As well as around 300 skeletons, the site has also yielded the famed Sedgeford Hoard of Saxon coins buried inside a cow horn.

"One of theories is that the coins were to pay mercenaries," said Mr Mackie. "Iron Age people were very sophisticated in their own way, they could cultivate the land and do other things, but to have their country invaded by these well-organised Romans, they must have thought they were going to be wiped out.

"Then again they could have been used in some sort of ritual, there have been four hoards found in the Heacham River Valley - one at Heacham, one here and two at Fring."

Project leaders hope to be able to move further uphill, where geophysical surveys have revealed a system of ditches and the outline of round structures which are almost certainly Saxon dwelling huts.

"The Boneyard has had its day but we've got such a fantastic area, we're only nibbling at the edges," said Mr Mackie.

Further up the hill from the Boneyard, parts of a large pot and a stone-built kiln or bread over have been unearthed.

Animal bones jut from the sides of one of an overlaying series of ditches.
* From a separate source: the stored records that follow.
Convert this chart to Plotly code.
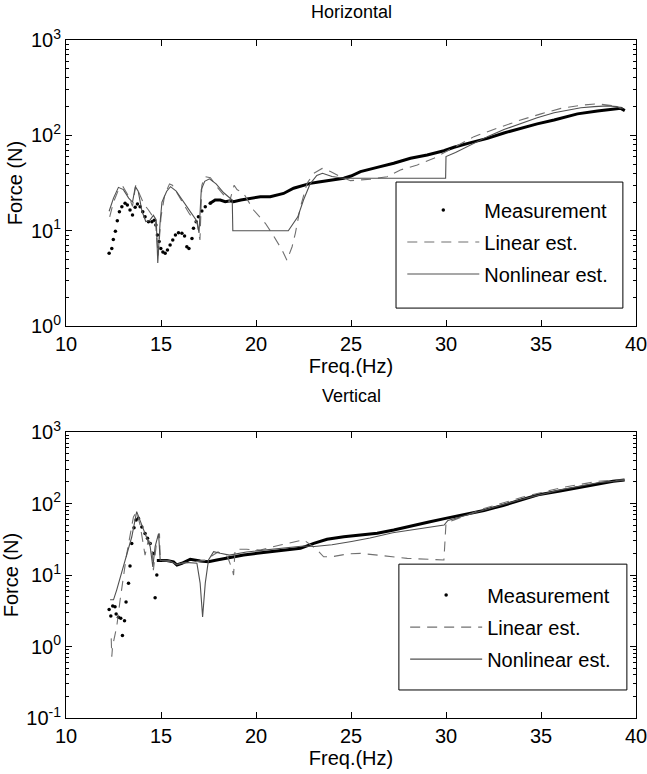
import plotly.graph_objects as go

# ---------------- Horizontal ----------------
h_dot_f = [12.27, 12.41, 12.49, 12.6, 12.7, 12.81, 12.94, 13.11, 13.23, 13.37, 13.5, 13.64, 13.76, 13.9,
           14.04, 14.16, 14.34, 14.52, 14.64, 14.73, 14.81, 14.9, 14.99, 15.1, 15.22, 15.34, 15.48, 15.62,
           15.76, 15.92, 16.1, 16.24, 16.36, 16.47, 16.63, 16.71, 16.85, 16.97, 17.15, 17.33, 17.59]
h_dot_F = [5.8, 6.5, 8.1, 9.9, 12.7, 15.8, 17.8, 19.4, 18.6, 16.5, 14.6, 17.6, 19.1, 17.8,
           15.8, 14.0, 12.4, 12.4, 12.9, 11.5, 9.0, 7.7, 6.5, 6.0, 5.8, 6.3, 7.1, 8.0,
           9.0, 9.5, 9.4, 8.8, 6.8, 6.5, 8.3, 10.6, 12.4, 14.0, 16.1, 17.8, 19.4]
h_line_f = [17.59, 17.85, 18.12, 18.38, 18.65, 18.82, 19.2, 19.7, 20.23, 20.75, 21.1, 21.45, 21.98, 22.4,
            22.86, 23.3, 23.74, 24.2, 24.62, 25.0, 25.5, 26.38, 27.25, 28.13, 28.66, 29.01, 29.89, 30.42,
            31.3, 32.18, 33.05, 33.93, 34.8, 35.69, 36.3, 36.92, 37.97, 38.85, 39.2, 39.41]
h_line_F = [19.4, 21, 21, 20.2, 20.6, 20.2, 21, 21.9, 22.7, 22.7, 23.7, 24.6, 27.9, 29.6,
            31.4, 32.5, 33.5, 34.5, 35.5, 37.5, 41.7, 46.2, 51, 57.5, 59.7, 62.3, 69, 75,
            84, 93, 106, 119, 132, 145, 156, 168, 180, 189, 192, 182]
h_lin_f = [12.3, 12.5, 12.8, 13.0, 13.3, 13.5, 13.67, 13.85, 14.1, 14.34, 14.7, 14.85, 15.0, 15.2, 15.45,
           15.6, 16.0, 16.5, 16.9, 17.05, 17.15, 17.3, 17.6, 18.0, 18.6, 18.85, 19.0, 19.35, 19.87, 20.5,
           20.84, 21.37, 21.63, 21.9, 22.07, 22.34, 22.69, 23.04, 23.48, 23.92, 24.44, 24.97, 26.03, 26.9,
           27.6, 28.49, 29.36, 30.4, 31.47, 32.7, 33.93, 35.0, 36.05, 37.1, 37.97, 38.85, 39.2]
h_lin_F = [14, 20, 28, 29, 23, 18, 30, 25, 19, 16.5, 12.9, 5.5, 14, 24, 31,
           30, 22, 15, 12, 8, 30, 37, 36, 28, 20, 30, 27, 24.6, 16.5, 11.9,
           9.4, 6.3, 4.9, 6.8, 9.4, 17.8, 31.4, 40, 45, 41.7, 36.9, 33.5, 34.7, 36.9,
           43.4, 49, 57.5, 75, 97, 119, 145, 168, 192, 207, 214, 204, 192]
h_nl_f = [12.27, 12.5, 12.76, 13.02, 13.3, 13.5, 13.65, 13.8, 14.0, 14.2, 14.4, 14.6, 14.75, 14.83, 14.95,
          15.05, 15.3, 15.5, 15.8, 16.2, 16.6, 16.9, 17.0, 17.12, 17.3, 17.55, 17.9, 18.3, 18.75, 18.78,
          21.7, 21.9, 22.2, 22.5, 22.85, 23.2, 23.5, 24.0, 24.6, 29.98, 30.0, 30.5, 31.3, 32.18, 33.05,
          33.93, 34.8, 35.69, 36.4, 37.1, 37.8, 38.5, 39.0, 39.3]
h_nl_F = [16, 22, 28.5, 27, 22, 20, 29, 26, 16, 12.5, 12.8, 14.5, 13, 4.6, 12,
          20, 26, 29, 26, 20, 15, 12.5, 9.5, 27, 33, 35, 31, 25, 21, 10,
          10, 11.5, 14, 21, 31, 38, 40, 37, 35.5, 35.5, 60, 66, 80, 97, 115,
          134, 153, 173, 185, 195, 200, 204, 200, 192]

# ---------------- Vertical ----------------
v_dot_f = [12.27, 12.36, 12.46, 12.58, 12.64, 12.76, 12.88, 12.97, 13.08, 13.16, 13.29, 13.37, 13.46,
           13.58, 13.69, 13.81, 13.99, 14.16, 14.29, 14.43, 14.6, 14.69, 14.78]
v_dot_F = [3.3, 2.67, 3.7, 3.6, 2.85, 2.56, 2.48, 1.42, 2.3, 4.2, 7.7, 13.4, 27.7,
           46, 59, 62, 47, 38, 32.6, 27.7, 20, 4.8, 10]
v_line_f = [14.78, 14.96, 15.31, 15.66, 15.84, 16.1, 16.54, 17.07, 17.5, 17.94, 18.65, 19.35, 20.05,
            20.93, 21.81, 22.34, 23.04, 23.74, 24.62, 25.5, 26.38, 27.25, 28.2, 29.1, 30.04, 31.0,
            32.0, 33.0, 34.0, 34.84, 36.0, 37.0, 38.1, 38.8, 39.4]
v_line_F = [16, 16, 16, 15.3, 13.8, 14.6, 16.6, 15.7, 15.3, 16.2, 17.7, 19, 20.1,
            21.2, 22.4, 23.6, 27.7, 31.6, 34.4, 36.3, 38.3, 42.6, 48, 55, 62.5, 70,
            80, 94, 112, 132, 150, 168, 191, 205, 213]
v_lin_f = [12.38, 12.41, 12.45, 12.67, 12.85, 13.02, 13.2, 13.55, 13.72, 13.9, 14.07, 14.16, 14.34, 14.52,
           14.6, 14.78, 14.92, 14.96, 15.5, 16.0, 16.5, 17.0, 17.3, 17.6, 18.0, 18.5, 18.75, 18.82, 18.9,
           19.5, 20.23, 21.28, 22.51, 23.13, 23.56, 24.0, 24.8, 25.5, 26.38, 27.25, 27.96, 29.89, 30.0,
           30.5, 32.0, 34.0, 36.0, 38.0, 39.4]
v_lin_F = [1.3, 0.72, 1.0, 1.9, 4.5, 9.5, 20, 65, 77, 50, 25, 19, 31, 25,
           11.7, 31, 38, 16, 15.5, 14.5, 15, 15.5, 16, 18, 21, 18, 12, 10, 22.9,
           22.9, 22.4, 26.3, 31, 23.6, 18, 18, 19.7, 20.1, 19, 18, 17.1, 16.2, 53,
           60, 85, 122, 165, 205, 215]
v_nl_f = [12.32, 12.5, 12.67, 13.02, 13.29, 13.46, 13.72, 13.9, 14.16, 14.43, 14.57, 14.69, 14.87, 14.96,
          15.4, 15.84, 16.3, 16.89, 17.06, 17.19, 17.33, 17.5, 17.77, 18.12, 18.6, 19.5, 20.5, 21.5,
          22.5, 23.07, 24.0, 25.03, 26.0, 27.2, 28.5, 29.9, 30.1, 31.0, 32.0, 34.0, 36.0, 38.0, 39.4]
v_nl_F = [4.5, 4.5, 6.2, 13, 22.4, 34, 77, 59, 38, 25, 13, 25, 38, 16,
          16, 14, 15, 14.6, 7.7, 2.6, 7.7, 16.2, 21.2, 20.1, 19, 21, 22.5, 24,
          25.5, 25, 26.5, 29.5, 33, 39, 44, 50, 58, 68, 82, 115, 155, 195, 212]

x_ticks = [10, 15, 20, 25, 30, 35, 40]
h_ytick_vals = [1, 10, 100, 1000]
h_ytick_text = ["10<sup>0</sup>", "10<sup>1</sup>", "10<sup>2</sup>", "10<sup>3</sup>"]
v_ytick_vals = [0.1, 1, 10, 100, 1000]
v_ytick_text = ["10<sup>-1</sup>", "10<sup>0</sup>", "10<sup>1</sup>", "10<sup>2</sup>", "10<sup>3</sup>"]
names = ["Measurement", "Linear est.", "Nonlinear est."]

FONT = "Liberation Sans, Arial, Helvetica, sans-serif"
LINE_GRAY = "#505050"
DASH_GRAY = "#707070"

fig = go.Figure()


def add_panel(dot_f, dot_F, line_f, line_F, lin_f, lin_F, nl_f, nl_F, xa, ya, leg):
    fig.add_trace(go.Scatter(x=dot_f, y=dot_F, mode="markers", name=names[0], legendgroup=leg + "a",
                             marker=dict(color="black", size=3.5, symbol="circle"),
                             xaxis=xa, yaxis=ya, legend=leg))
    fig.add_trace(go.Scatter(x=line_f, y=line_F, mode="lines", showlegend=False, legendgroup=leg + "a",
                             line=dict(color="black", width=3),
                             xaxis=xa, yaxis=ya, legend=leg))
    fig.add_trace(go.Scatter(x=lin_f, y=lin_F, mode="lines", name=names[1], legendgroup=leg + "b",
                             line=dict(color=DASH_GRAY, width=1.1, dash="10px,7px"),
                             xaxis=xa, yaxis=ya, legend=leg))
    fig.add_trace(go.Scatter(x=nl_f, y=nl_F, mode="lines", name=names[2], legendgroup=leg + "c",
                             line=dict(color=LINE_GRAY, width=1.1),
                             xaxis=xa, yaxis=ya, legend=leg))


add_panel(h_dot_f, h_dot_F, h_line_f, h_line_F, h_lin_f, h_lin_F, h_nl_f, h_nl_F, "x", "y", "legend")
add_panel(v_dot_f, v_dot_F, v_line_f, v_line_F, v_lin_f, v_lin_F, v_nl_f, v_nl_F, "x2", "y2", "legend2")

axis_common = dict(showline=True, linecolor="black", linewidth=1, mirror="allticks",
                   ticks="inside", ticklen=6, tickcolor="black", showgrid=False, zeroline=False,
                   automargin=False, ticklabeloverflow="allow",
                   tickfont=dict(size=20, color="black", family=FONT))

xcfg = dict(axis_common, range=[10, 40], tickmode="array", tickvals=x_ticks,
            title=dict(text="Freq.(Hz)", font=dict(size=20, family=FONT, color="black"), standoff=4))

minor_vals_h = [m * 10 ** k for k in range(0, 3) for m in range(2, 10)]
minor_vals_v = [m * 10 ** k for k in range(-1, 3) for m in range(2, 10)]

leg_common = dict(xanchor="left", yanchor="top", bgcolor="rgba(0,0,0,0)", borderwidth=0,
                  font=dict(size=20, family=FONT, color="black"), itemwidth=72, tracegroupgap=3)

fig.update_layout(
    width=647, height=774,
    margin=dict(l=66, r=11, t=40, b=56, autoexpand=False),
    paper_bgcolor="white", plot_bgcolor="white",
    font=dict(family=FONT, color="black"),
    xaxis=dict(xcfg, domain=[0, 1], anchor="y"),
    xaxis2=dict(xcfg, domain=[0, 1], anchor="y2"),
    yaxis=dict(axis_common, type="log", range=[0, 3], domain=[0.578, 1], anchor="x",
               tickmode="array", tickvals=h_ytick_vals, ticktext=h_ytick_text,
               minor=dict(ticks="inside", ticklen=3, tickcolor="black", tickvals=minor_vals_h),
               title=dict(text="Force (N)", font=dict(size=20, family=FONT, color="black"), standoff=2)),
    yaxis2=dict(axis_common, type="log", range=[-1, 3], domain=[0, 0.4218], anchor="x2",
                tickmode="array", tickvals=v_ytick_vals, ticktext=v_ytick_text,
                minor=dict(ticks="inside", ticklen=3, tickcolor="black", tickvals=minor_vals_v),
                title=dict(text="Force (N)", font=dict(size=20, family=FONT, color="black"), standoff=2)),
    legend=dict(leg_common, x=0.59, y=0.778),
    legend2=dict(leg_common, x=0.595, y=0.21),
    showlegend=True,
)

# legend boxes
fig.add_shape(type="rect", xref="x domain", yref="y domain", x0=0.579, x1=0.977, y0=0.063, y1=0.5035,
              line=dict(color="black", width=1), fillcolor="rgba(0,0,0,0)")
fig.add_shape(type="rect", xref="x2 domain", yref="y2 domain", x0=0.584, x1=0.984, y0=0.098, y1=0.538,
              line=dict(color="black", width=1), fillcolor="rgba(0,0,0,0)")

# titles
fig.add_annotation(text="Horizontal", xref="x domain", yref="y domain", x=0.5, y=1, yanchor="bottom",
                   yshift=16, showarrow=False, font=dict(size=18, family=FONT, color="black"))
fig.add_annotation(text="Vertical", xref="x2 domain", yref="y2 domain", x=0.5, y=1, yanchor="bottom",
                   yshift=24, showarrow=False, font=dict(size=18, family=FONT, color="black"))

fig.write_html("out.html")
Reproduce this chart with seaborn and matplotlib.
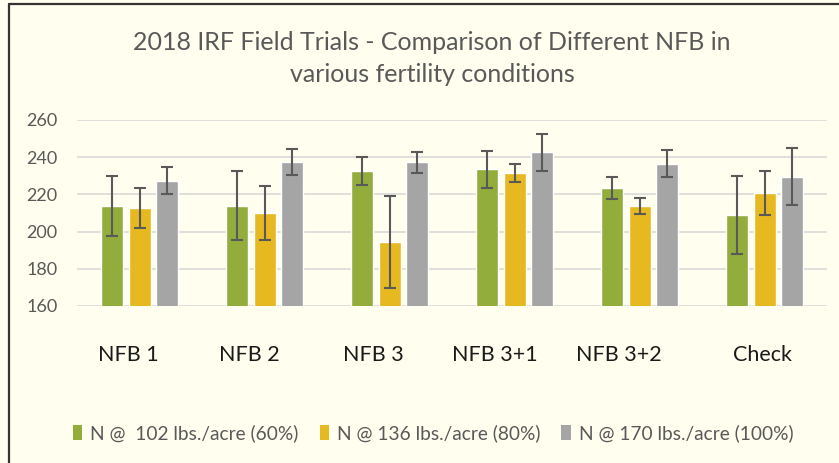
import matplotlib.pyplot as plt
import matplotlib.transforms as mtransforms
from matplotlib.lines import Line2D
from matplotlib.patches import Rectangle
import pandas as pd
import seaborn as sns

# data
treatments = ["NFB 1", "NFB 2", "NFB 3", "NFB 3+1", "NFB 3+2", "Check"]
rates = ["N @  102 lbs./acre (60%)", "N @ 136 lbs./acre (80%)", "N @ 170 lbs./acre (100%)"]
yield_60 = [213.8, 214.0, 232.6, 233.5, 223.5, 209.0]
yield_80 = [212.9, 210.0, 194.4, 231.3, 213.8, 220.6]
yield_100 = [227.4, 237.4, 237.2, 242.6, 236.5, 229.6]
err_60 = [16.2, 18.5, 7.7, 10.0, 5.8, 21.0]
err_80 = [10.8, 14.6, 24.7, 4.8, 4.1, 11.9]
err_100 = [7.1, 7.1, 5.5, 9.9, 7.3, 15.1]
y_ticks = [160, 180, 200, 220, 240, 260]

colors = ["#93AD3D", "#E6B920", "#A5A5A5"]
bg = "#FFFEEF"
text_grey = "#595959"

df = pd.DataFrame({
    "treatment": treatments * 3,
    "rate": [r for r in rates for _ in treatments],
    "yield": yield_60 + yield_80 + yield_100,
})
errors = [err_60, err_80, err_100]

sns.set_theme(style="white")
plt.rcParams['font.family'] = ['Lato', 'DejaVu Sans']

fig = plt.figure(figsize=(8.39, 4.63), dpi=100, facecolor=bg)
ax = fig.add_axes([77 / 839, 1 - 306 / 463, 750 / 839, 186 / 463])
ax.set_facecolor(bg)

sns.barplot(data=df, x="treatment", y="yield", hue="rate", order=treatments,
            hue_order=rates, palette=colors, width=0.66, gap=0.2,
            errorbar=None, saturation=1, legend=False, ax=ax, zorder=2)

# error bars on top of each bar
for container, err in zip(ax.containers, errors):
    xs = [b.get_x() + b.get_width() / 2 for b in container]
    ys = [b.get_height() for b in container]
    ax.errorbar(xs, ys, yerr=err, fmt='none', ecolor=text_grey,
                elinewidth=1.5, capsize=4, capthick=1.5, zorder=3)

ax.set_ylim(160, 260)
ax.set_xlim(-0.5, 5.5)
ax.set_yticks(y_ticks)
ax.yaxis.grid(True, color="#D9D9D9", linewidth=1.2, zorder=0)
ax.set_axisbelow(True)
for spine in ax.spines.values():
    spine.set_visible(False)
ax.set_xlabel("")
ax.set_ylabel("")
ax.tick_params(axis='y', length=0, pad=14, labelsize=13, labelcolor=text_grey)
ax.tick_params(axis='x', length=0, pad=28, labelsize=15.5, labelcolor="#1A1A1A")

# category labels sit a little left of their groups in the original
shifts = [-11, -15, -16, -20, -21, -2]
for lab, dx in zip(ax.get_xticklabels(), shifts):
    lab.set_transform(lab.get_transform() +
                      mtransforms.ScaledTranslation(dx / 100, 0, fig.dpi_scale_trans))

fig.text(432 / 839, 1 - 43 / 463, "2018 IRF Field Trials - Comparison of Different NFB in",
         ha='center', va='center', fontsize=18, color=text_grey)
fig.text(432 / 839, 1 - 75 / 463, "various fertility conditions",
         ha='center', va='center', fontsize=18, color=text_grey)

handles = [Rectangle((0, 0), 1, 1, fc=c, ec='none') for c in colors]
leg = fig.legend(handles, rates, loc='center', bbox_to_anchor=(433 / 839, 1 - 433 / 463),
                 ncol=3, frameon=False, fontsize=13.8, handlelength=0.5, handleheight=0.8,
                 handletextpad=0.4, columnspacing=1.1)
for t in leg.get_texts():
    t.set_color(text_grey)

# chart frame: top and left edges only
fig.add_artist(Line2D([9 / 839, 1], [1 - 4 / 463, 1 - 4 / 463], color="#333333", linewidth=1.6))
fig.add_artist(Line2D([9 / 839, 9 / 839], [0, 1 - 4 / 463], color="#333333", linewidth=1.6))

fig.savefig("out.png", dpi=100, facecolor=bg)
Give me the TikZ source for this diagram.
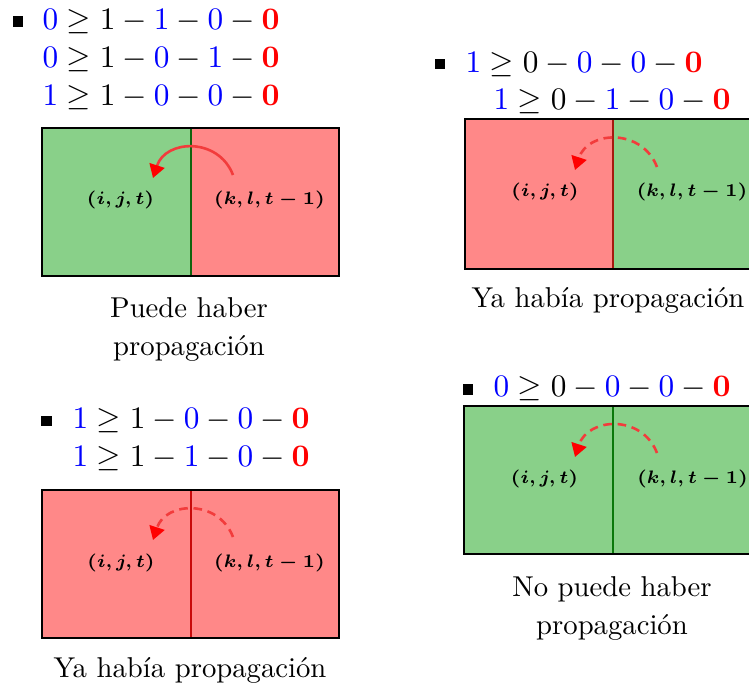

Predominantly pigs' jaw bones, achaeologists believe whoever lived at this end of the settlement either generally got the scrag ends to eat, or perhaps lived near a Saxon slaughterhouse.

Down the valley from the settlement, a modern day shanty town of tents and camper vans accommodates the archaeologists who have spent their summer excavating the site. In three weeks' time, work on site will finish for the summer.